Cette pression internationale, l’affaire australienne, les réactions violentes de diverses associations des droits de l’homme après la condamnation à vingt ans de prison de l’opposant pacifique et démocrate, Doan Viet Hoat, le 31 mars dernier, le soutien donné aux tentatives d’indépendance du Bouddhisme unifié par l’opinion internationale sont autant de blessures à l’amour-propre d’un régime qui est obligé de mesurer ses réactions, tant il a besoin des investissements étrangers et de l’aide internationale. Il arrive cependant qu’il exprime son ressentiment dans les colonnes de l’organe du parti communiste. Les accusations contre le Vietnam deviennent alors l’oeuvre de « forces hostiles qui essaient d’imposer leurs propres valeurs en matière de société, de politique et d’économie … Elles gardent la mentalité colonialiste et n’ont pas abandonné leur projet colonialiste et leur volonté d’intervention dans les affaires intérieures de notre pays » (24).
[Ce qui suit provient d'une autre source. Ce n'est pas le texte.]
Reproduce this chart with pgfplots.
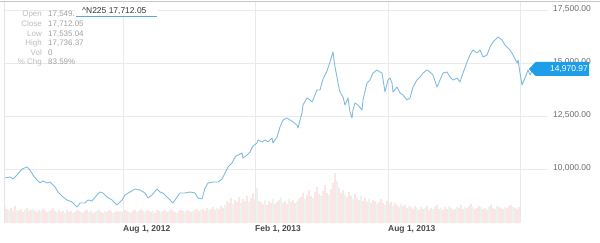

Toutefois, la mauvaise humeur et l’irritation manifestées par les dirigeants vietnamiens dès que l’on aborde ce sujet ne devraient pas décourager les associations des droits de l’homme et les gouvernements étrangers dans les pressions exercées en ce domaine. En effet, il est probable que les interventions qui ont eu lieu depuis le début de cette année ne sont pas étrangères aux libérations survenues ensuite, en particulier celles des prêtres et religieux catholiques (25).